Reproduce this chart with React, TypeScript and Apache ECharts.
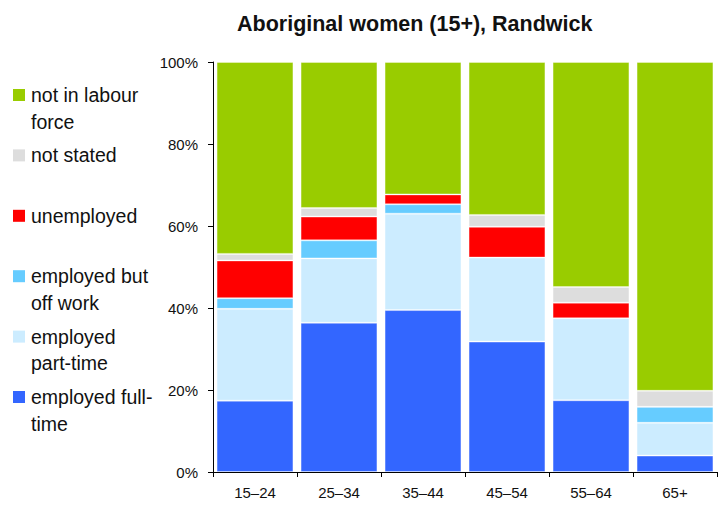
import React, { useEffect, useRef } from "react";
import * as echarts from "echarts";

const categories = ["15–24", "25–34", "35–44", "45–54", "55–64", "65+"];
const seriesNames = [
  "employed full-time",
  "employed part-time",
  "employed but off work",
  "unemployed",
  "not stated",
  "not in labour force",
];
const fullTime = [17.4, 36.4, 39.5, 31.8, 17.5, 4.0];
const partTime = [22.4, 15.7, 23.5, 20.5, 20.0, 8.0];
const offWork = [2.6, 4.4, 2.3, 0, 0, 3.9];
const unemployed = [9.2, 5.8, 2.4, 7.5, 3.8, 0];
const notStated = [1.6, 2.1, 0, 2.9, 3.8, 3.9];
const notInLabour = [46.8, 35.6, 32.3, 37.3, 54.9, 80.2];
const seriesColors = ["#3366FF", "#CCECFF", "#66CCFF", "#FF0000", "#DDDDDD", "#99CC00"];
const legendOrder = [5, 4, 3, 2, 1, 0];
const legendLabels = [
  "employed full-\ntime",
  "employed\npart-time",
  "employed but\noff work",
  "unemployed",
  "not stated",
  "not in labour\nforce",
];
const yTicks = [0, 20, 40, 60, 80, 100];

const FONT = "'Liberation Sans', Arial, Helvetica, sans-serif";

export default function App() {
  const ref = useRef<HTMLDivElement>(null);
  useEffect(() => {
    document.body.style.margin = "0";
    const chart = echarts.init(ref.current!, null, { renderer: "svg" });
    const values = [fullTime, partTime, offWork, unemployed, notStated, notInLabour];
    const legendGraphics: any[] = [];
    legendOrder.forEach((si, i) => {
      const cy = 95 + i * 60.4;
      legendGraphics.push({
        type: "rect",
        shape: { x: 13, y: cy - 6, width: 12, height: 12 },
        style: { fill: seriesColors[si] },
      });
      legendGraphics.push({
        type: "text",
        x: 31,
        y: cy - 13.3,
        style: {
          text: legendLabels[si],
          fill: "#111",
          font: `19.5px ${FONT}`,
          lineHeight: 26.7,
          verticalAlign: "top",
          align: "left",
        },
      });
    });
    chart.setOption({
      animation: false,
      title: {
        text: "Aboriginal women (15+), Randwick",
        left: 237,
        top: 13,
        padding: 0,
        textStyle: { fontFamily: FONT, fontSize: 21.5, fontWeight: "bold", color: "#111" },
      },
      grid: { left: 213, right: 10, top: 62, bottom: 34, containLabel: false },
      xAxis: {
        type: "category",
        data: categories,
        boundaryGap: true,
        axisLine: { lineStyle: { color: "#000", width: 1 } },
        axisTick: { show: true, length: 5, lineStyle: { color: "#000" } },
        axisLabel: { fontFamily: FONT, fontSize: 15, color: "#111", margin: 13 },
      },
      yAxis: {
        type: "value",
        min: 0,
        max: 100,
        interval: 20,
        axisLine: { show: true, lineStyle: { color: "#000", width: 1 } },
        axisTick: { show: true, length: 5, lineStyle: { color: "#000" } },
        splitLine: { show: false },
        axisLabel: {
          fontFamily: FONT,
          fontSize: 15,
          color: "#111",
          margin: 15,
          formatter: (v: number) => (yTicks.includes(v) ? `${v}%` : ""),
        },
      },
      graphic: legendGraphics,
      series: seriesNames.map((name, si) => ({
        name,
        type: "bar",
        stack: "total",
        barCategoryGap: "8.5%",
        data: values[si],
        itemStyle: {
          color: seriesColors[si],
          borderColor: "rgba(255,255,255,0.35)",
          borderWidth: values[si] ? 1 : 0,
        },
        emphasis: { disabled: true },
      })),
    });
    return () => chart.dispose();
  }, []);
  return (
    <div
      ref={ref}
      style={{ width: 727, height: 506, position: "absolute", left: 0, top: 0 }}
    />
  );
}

| EXERCISE DETAILS |
Write out the listing above again, exactly, but with no pictures in the copy.

| THE OUTPUT |
Reproduce this chart with React, TypeScript and Apache ECharts.
import React, { useEffect, useRef } from "react";
import * as echarts from "echarts";

const categories = ["15–24", "25–34", "35–44", "45–54", "55–64", "65+"];
const seriesNames = [
  "employed full-time",
  "employed part-time",
  "employed but off work",
  "unemployed",
  "not stated",
  "not in labour force",
];
const fullTime = [17.4, 36.4, 39.5, 31.8, 17.5, 4.0];
const partTime = [22.4, 15.7, 23.5, 20.5, 20.0, 8.0];
const offWork = [2.6, 4.4, 2.3, 0, 0, 3.9];
const unemployed = [9.2, 5.8, 2.4, 7.5, 3.8, 0];
const notStated = [1.6, 2.1, 0, 2.9, 3.8, 3.9];
const notInLabour = [46.8, 35.6, 32.3, 37.3, 54.9, 80.2];
const seriesColors = ["#3366FF", "#CCECFF", "#66CCFF", "#FF0000", "#DDDDDD", "#99CC00"];
const legendOrder = [5, 4, 3, 2, 1, 0];
const legendLabels = [
  "employed full-\ntime",
  "employed\npart-time",
  "employed but\noff work",
  "unemployed",
  "not stated",
  "not in labour\nforce",
];
const yTicks = [0, 20, 40, 60, 80, 100];

const FONT = "'Liberation Sans', Arial, Helvetica, sans-serif";

export default function App() {
  const ref = useRef<HTMLDivElement>(null);
  useEffect(() => {
    document.body.style.margin = "0";
    const chart = echarts.init(ref.current!, null, { renderer: "svg" });
    const values = [fullTime, partTime, offWork, unemployed, notStated, notInLabour];
    const legendGraphics: any[] = [];
    legendOrder.forEach((si, i) => {
      const cy = 95 + i * 60.4;
      legendGraphics.push({
        type: "rect",
        shape: { x: 13, y: cy - 6, width: 12, height: 12 },
        style: { fill: seriesColors[si] },
      });
      legendGraphics.push({
        type: "text",
        x: 31,
        y: cy - 13.3,
        style: {
          text: legendLabels[si],
          fill: "#111",
          font: `19.5px ${FONT}`,
          lineHeight: 26.7,
          verticalAlign: "top",
          align: "left",
        },
      });
    });
    chart.setOption({
      animation: false,
      title: {
        text: "Aboriginal women (15+), Randwick",
        left: 237,
        top: 13,
        padding: 0,
        textStyle: { fontFamily: FONT, fontSize: 21.5, fontWeight: "bold", color: "#111" },
      },
      grid: { left: 213, right: 10, top: 62, bottom: 34, containLabel: false },
      xAxis: {
        type: "category",
        data: categories,
        boundaryGap: true,
        axisLine: { lineStyle: { color: "#000", width: 1 } },
        axisTick: { show: true, length: 5, lineStyle: { color: "#000" } },
        axisLabel: { fontFamily: FONT, fontSize: 15, color: "#111", margin: 13 },
      },
      yAxis: {
        type: "value",
        min: 0,
        max: 100,
        interval: 20,
        axisLine: { show: true, lineStyle: { color: "#000", width: 1 } },
        axisTick: { show: true, length: 5, lineStyle: { color: "#000" } },
        splitLine: { show: false },
        axisLabel: {
          fontFamily: FONT,
          fontSize: 15,
          color: "#111",
          margin: 15,
          formatter: (v: number) => (yTicks.includes(v) ? `${v}%` : ""),
        },
      },
      graphic: legendGraphics,
      series: seriesNames.map((name, si) => ({
        name,
        type: "bar",
        stack: "total",
        barCategoryGap: "8.5%",
        data: values[si],
        itemStyle: {
          color: seriesColors[si],
          borderColor: "rgba(255,255,255,0.35)",
          borderWidth: values[si] ? 1 : 0,
        },
        emphasis: { disabled: true },
      })),
    });
    return () => chart.dispose();
  }, []);
  return (
    <div
      ref={ref}
      style={{ width: 727, height: 506, position: "absolute", left: 0, top: 0 }}
    />
  );
}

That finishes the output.